Don’t Fall “Fur” Pet Scams

You’re in the market for a furry new friend and the online ad you’ve seen makes you believe that dream is well within reach—as well as within your budget. 

Before you start stocking up on doggy biscuits, though, take a big step back. The internet is full of pet scams targeting future pet owners and milking them for money once they’re already emotionally invested in their new ball of fuzz. 

Pet scams include nonexistent animals for sale by private “sellers” or bogus pet adoption websites that offer pets for sale at crazy-low prices. 

In both circumstances, eager buyers will be lured into dropping loads of money on extra costs, like shipping and insurance, while being promised an adorable new pet at a bargain price. All fees will be collected via wire transfer or prepaid debit card, and will need to be paid before the “pet” is shipped. 

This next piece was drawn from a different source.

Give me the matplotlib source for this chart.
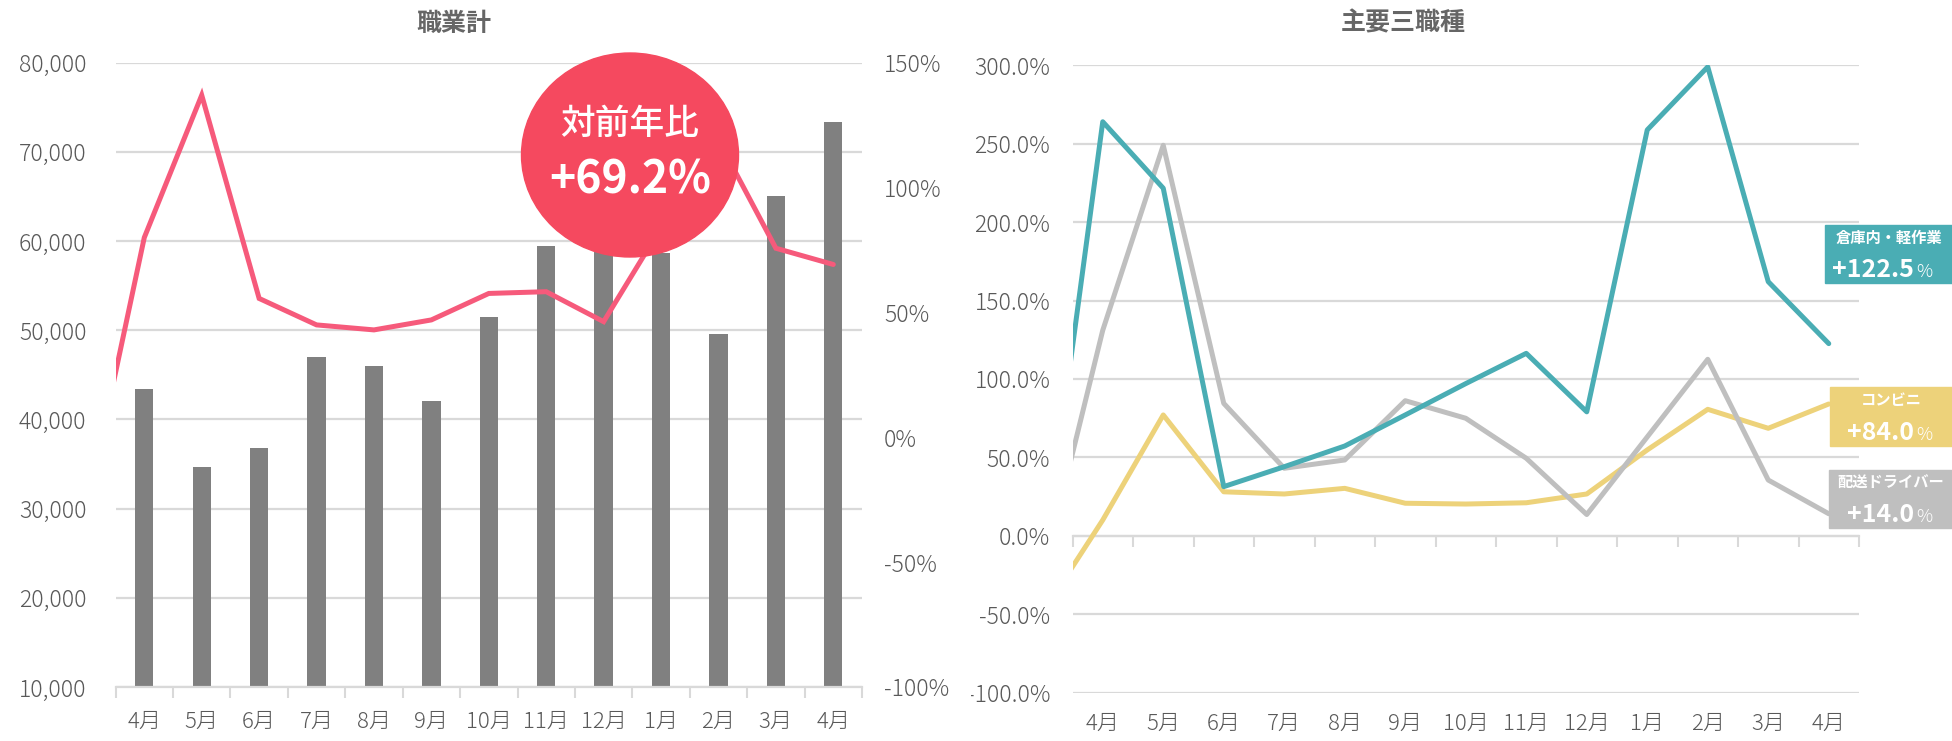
import numpy as np
import matplotlib
matplotlib.use('Agg')
from matplotlib import pyplot as plt
from matplotlib.patches import Ellipse, Rectangle
from matplotlib.transforms import Bbox, TransformedBbox

plt.rcParams['font.family'] = ['Noto Sans CJK JP', 'DejaVu Sans']

# データ
months = ['4月', '5月', '6月', '7月', '8月', '9月', '10月', '11月', '12月', '1月', '2月', '3月', '4月']
# 職業計（件数）
total_jobs = [43400, 34700, 36800, 47000, 46000, 42100, 51500, 59500, 60500, 58700, 49600, 65100, 73400]
# 対前年比（%）  先頭は前月（グラフ左外）
total_yoy_prev = -28
total_yoy = [80, 137, 55.6, 45, 43, 47, 57.6, 58.3, 46.3, 84, 119, 75.7, 69.2]

# 主要三職種（%） 先頭は前月
warehouse_prev = -23
warehouse = [264, 221.6, 31.3, 44, 57.2, 77, 97, 116.3, 79, 258.8, 299, 162, 122.5]
konbini_prev = -49.6
konbini = [10, 77, 28, 26.6, 30.2, 20.7, 20.2, 21, 26.6, 54.7, 80.6, 68.5, 84.0]
driver_prev = -26
driver = [131, 249, 84.4, 43, 48.3, 86.1, 74.9, 49.4, 13.5, 63, 112.5, 35.5, 14.0]

W, H = 1952, 741
GRID = '#D9D9D9'
TXT = '#595959'

fig = plt.figure(figsize=(W / 100, H / 100), dpi=100)

x = np.arange(len(months))
x_ext = np.arange(-1, len(months))

# ---- 左：職業計 ----
ax1 = fig.add_axes([115.6 / W, (H - 687) / H, 746.4 / W, 624.3 / H])
ax1.set_axisbelow(True)
ax1.bar(x, total_jobs, width=0.32, color='#808080', zorder=2)
ax1.set_ylim(10000, 80000)
ax1.set_xlim(-0.5, 12.5)
ax1.set_yticks(np.arange(10000, 80001, 10000))
ax1.set_yticklabels([f'{v:,}' for v in range(10000, 80001, 10000)], fontweight='light')
ax1.grid(axis='y', color=GRID, lw=1.6)
ax1.set_xticks(x, months, fontweight='light')
ax1.set_xticks(np.arange(-0.5, 13, 1), minor=True)
ax1.tick_params(axis='x', which='major', length=0, pad=17, labelsize=16, labelcolor=TXT)
ax1.tick_params(axis='x', which='minor', length=8, width=1.5, color=GRID)
ax1.tick_params(axis='y', length=0, pad=21, labelsize=16.5, labelcolor=TXT)
for s in ['top', 'left', 'right']:
    ax1.spines[s].set_visible(False)
ax1.spines['bottom'].set_color(GRID)
ax1.spines['bottom'].set_linewidth(1.6)

ax1b = ax1.twinx()
ax1b.plot(x_ext, [total_yoy_prev] + total_yoy, color='#F65A7B', lw=3.6,
          solid_capstyle='round', solid_joinstyle='miter', zorder=3)
ax1b.set_ylim(-100, 150)
ax1b.set_xlim(-0.5, 12.5)
ax1b.set_yticks(np.arange(-100, 151, 50))
ax1b.set_yticklabels(['-100%', '-50%', '0%', '50%', '100%', '150%'], fontweight='light')
ax1b.tick_params(axis='y', length=0, pad=16, labelsize=16.5, labelcolor=TXT)
for s in ax1b.spines.values():
    s.set_visible(False)

fig.text(454 / W, 1 - 24 / H, '職業計', ha='center', va='center',
         fontsize=18, fontweight='bold', color='#666666')

# 吹き出し
fig.add_artist(Ellipse((630 / W, 1 - 155 / H), 217 / W, 204 / H,
                       transform=fig.transFigure, color='#F5495F', zorder=5))
fig.text(630 / W, 1 - 124 / H, '対前年比', ha='center', va='center',
         fontsize=25, color='white', fontweight='medium', zorder=6)
fig.text(630 / W, 1 - 181 / H, '+69.2%', ha='center', va='center',
         fontsize=32, color='white', fontweight='bold', zorder=6)

# ---- 右：主要三職種 ----
ax2 = fig.add_axes([1072.5 / W, (H - 692.5) / H, 786.5 / W, 627.2 / H])
ax2.set_axisbelow(True)
ax2.plot(x_ext, [konbini_prev] + konbini, color='#EDD27A', lw=3.6,
         solid_capstyle='round', zorder=3)
ax2.plot(x_ext, [driver_prev] + driver, color='#BFBFBF', lw=3.6,
         solid_capstyle='round', zorder=4)
ax2.plot(x_ext, [warehouse_prev] + warehouse, color='#4AADB4', lw=3.6,
         solid_capstyle='round', zorder=5)
ax2.set_xlim(-0.5, 12.5)
ax2.set_ylim(-100, 300)
ax2.set_yticks(np.arange(-100, 301, 50))
ax2.set_yticklabels([f'{v:.1f}%' for v in np.arange(-100, 301, 50)], fontweight='light')
ax2.grid(axis='y', color=GRID, lw=1.6)
ax2.set_xticks(x, months, fontweight='light')
ax2.tick_params(axis='x', length=0, pad=15, labelsize=16, labelcolor=TXT)
ax2.tick_params(axis='y', length=0, pad=16, labelsize=16.5, labelcolor=TXT)
for s in ax2.spines.values():
    s.set_visible(False)

# 0% の位置の目盛り
sec = ax2.secondary_xaxis(0.25)
sec.set_xticks(np.arange(-0.5, 13, 1))
sec.set_xticklabels([])
sec.tick_params(axis='x', length=8, width=1.5, color=GRID)
sec.spines['bottom'].set_color(GRID)
sec.spines['bottom'].set_linewidth(1.6)

# 左端で切れるラベル
clip = TransformedBbox(Bbox([[971 / W, 0], [1, 1]]), fig.transFigure)
for lbl in ax2.get_yticklabels():
    lbl.set_clip_box(clip)
    lbl.set_clip_on(True)

fig.text(1403 / W, 1 - 23 / H, '主要三職種', ha='center', va='center',
         fontsize=18, fontweight='bold', color='#666666')

# 右側のラベル
boxes = [
    ('倉庫内・軽作業', '+122.5', '#4AADB4', 225, 283, 1825),
    ('コンビニ', '+84.0', '#EDD27A', 387, 446, 1830),
    ('配送ドライバー', '+14.0', '#BFBFBF', 470, 528, 1829),
]
for name, val, col, y0, y1, x0 in boxes:
    fig.add_artist(Rectangle((x0 / W, 1 - y1 / H), (W - x0) / W, (y1 - y0) / H,
                             transform=fig.transFigure, color=col, zorder=5))
    cx = (x0 + W) / 2
    fig.text(cx / W, 1 - (y0 + 13) / H, name, ha='center', va='center',
             fontsize=11, color='white', fontweight='bold', zorder=6)
    fig.text(1914 / W, 1 - (y1 - 6) / H, val, ha='right', va='baseline',
             fontsize=18, color='white', fontweight='bold', zorder=6)
    fig.text(1916 / W, 1 - (y1 - 6) / H, '%', ha='left', va='baseline',
             fontsize=13, color='white', fontweight='light', zorder=6)

fig.savefig('out.png', dpi=100, facecolor='white')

Of course, there is no pet and the entire process is a scam. The scammer may continue finding excuses to collect money from the victim until the victim realizes they’ve been scammed. At this point, the victim is out thousands of dollars with no way to get their money back. 

Protect yourself from pet scams with these ground rules: 

  • Don’t agree to wire money for a pet purchase or to pay via prepaid debit card. Instead, ask if you can pay with a credit card.
  • Don’t send money for a pet purchase before you actually see the animal in reality.
  • It’s best to work with a local pet seller so you can exchange the money and the animal in person.
  • Consider adopting a pet from a local shelter instead of buying one from a private seller.  You’ll be dealing with a reputable organization instead of working with an anonymous seller.
  • Dig up any information you can about the seller before agreeing to the purchase. Do a quick online search to see what the internet is saying about them. If possible, ask for names and numbers of past buyers you can use as references.
  • Be extra wary of offers of “free” pets. They may be a trap to lure you into paying steep “shipping” fees for an animal that doesn’t exist.